» **Prompt**
Starting at the top of the entries below, write out each line up to and including the one containing "JOB ACTIVIES IN". Leave the pictures out.

[Dataset rows]
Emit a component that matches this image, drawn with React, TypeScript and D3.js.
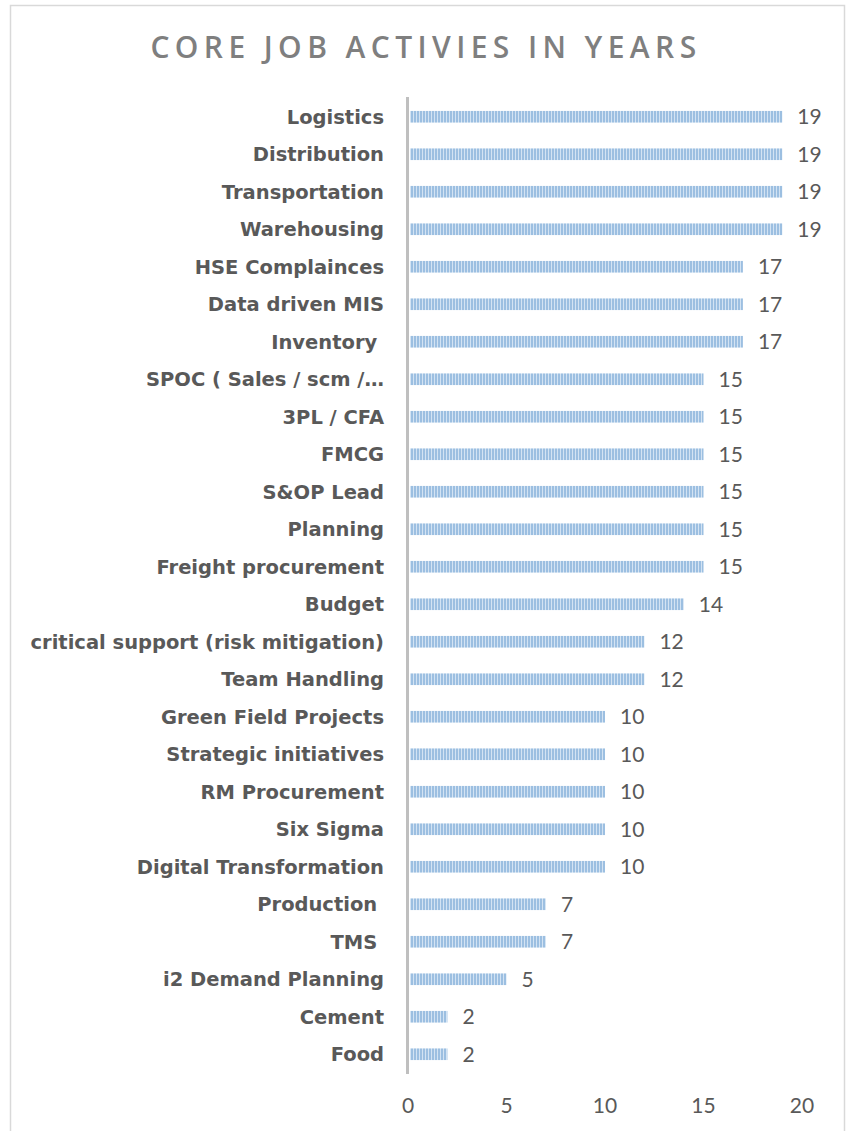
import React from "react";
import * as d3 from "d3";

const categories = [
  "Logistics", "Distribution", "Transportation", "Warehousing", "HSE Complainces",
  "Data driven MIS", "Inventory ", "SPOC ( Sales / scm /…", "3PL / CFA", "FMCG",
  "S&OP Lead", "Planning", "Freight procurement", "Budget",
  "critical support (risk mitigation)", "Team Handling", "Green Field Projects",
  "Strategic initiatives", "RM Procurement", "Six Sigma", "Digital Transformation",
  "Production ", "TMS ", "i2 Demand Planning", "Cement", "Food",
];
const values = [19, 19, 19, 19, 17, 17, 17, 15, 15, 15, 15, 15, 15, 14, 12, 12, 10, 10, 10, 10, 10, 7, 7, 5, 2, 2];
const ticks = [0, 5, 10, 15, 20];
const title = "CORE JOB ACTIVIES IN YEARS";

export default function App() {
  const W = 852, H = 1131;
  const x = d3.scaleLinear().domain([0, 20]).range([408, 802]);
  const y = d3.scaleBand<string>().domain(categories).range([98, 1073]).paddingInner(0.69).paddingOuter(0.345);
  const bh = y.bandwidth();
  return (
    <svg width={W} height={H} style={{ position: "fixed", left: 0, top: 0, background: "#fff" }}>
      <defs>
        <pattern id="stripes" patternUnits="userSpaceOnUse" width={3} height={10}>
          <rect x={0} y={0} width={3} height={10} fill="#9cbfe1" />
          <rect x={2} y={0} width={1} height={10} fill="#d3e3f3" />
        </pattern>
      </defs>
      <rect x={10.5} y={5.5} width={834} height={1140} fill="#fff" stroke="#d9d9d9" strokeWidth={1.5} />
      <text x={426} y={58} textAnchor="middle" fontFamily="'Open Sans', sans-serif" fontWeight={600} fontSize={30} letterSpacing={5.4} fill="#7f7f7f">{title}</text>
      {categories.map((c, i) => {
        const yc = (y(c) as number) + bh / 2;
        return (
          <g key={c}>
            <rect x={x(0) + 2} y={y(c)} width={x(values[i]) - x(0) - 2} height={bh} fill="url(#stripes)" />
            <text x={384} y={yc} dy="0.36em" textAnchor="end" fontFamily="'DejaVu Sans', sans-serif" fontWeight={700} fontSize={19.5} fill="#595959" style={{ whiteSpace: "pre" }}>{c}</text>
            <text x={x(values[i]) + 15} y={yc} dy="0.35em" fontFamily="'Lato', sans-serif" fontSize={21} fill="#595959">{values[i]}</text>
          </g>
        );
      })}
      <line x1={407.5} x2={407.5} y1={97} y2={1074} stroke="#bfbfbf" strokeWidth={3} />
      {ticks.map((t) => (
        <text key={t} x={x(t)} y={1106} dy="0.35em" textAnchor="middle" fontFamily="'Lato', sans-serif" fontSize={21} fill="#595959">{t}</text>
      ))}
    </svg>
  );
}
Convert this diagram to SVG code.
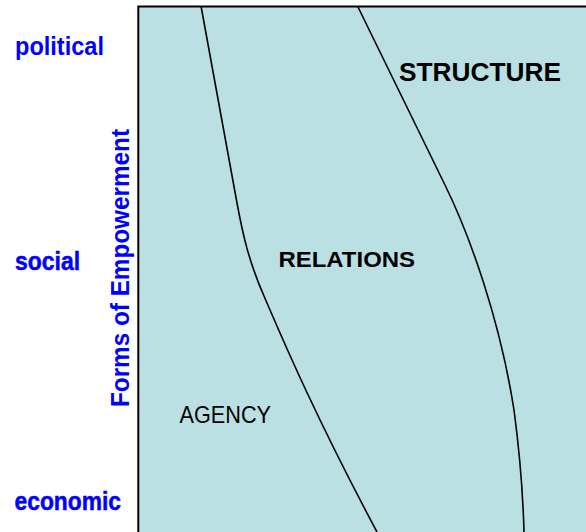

» **Final answer**
Emit a component that matches this image, drawn with React, TypeScript and D3.js.
import React from "react";
import * as d3 from "d3";

const categories = [
  "Logistics", "Distribution", "Transportation", "Warehousing", "HSE Complainces",
  "Data driven MIS", "Inventory ", "SPOC ( Sales / scm /…", "3PL / CFA", "FMCG",
  "S&OP Lead", "Planning", "Freight procurement", "Budget",
  "critical support (risk mitigation)", "Team Handling", "Green Field Projects",
  "Strategic initiatives", "RM Procurement", "Six Sigma", "Digital Transformation",
  "Production ", "TMS ", "i2 Demand Planning", "Cement", "Food",
];
const values = [19, 19, 19, 19, 17, 17, 17, 15, 15, 15, 15, 15, 15, 14, 12, 12, 10, 10, 10, 10, 10, 7, 7, 5, 2, 2];
const ticks = [0, 5, 10, 15, 20];
const title = "CORE JOB ACTIVIES IN YEARS";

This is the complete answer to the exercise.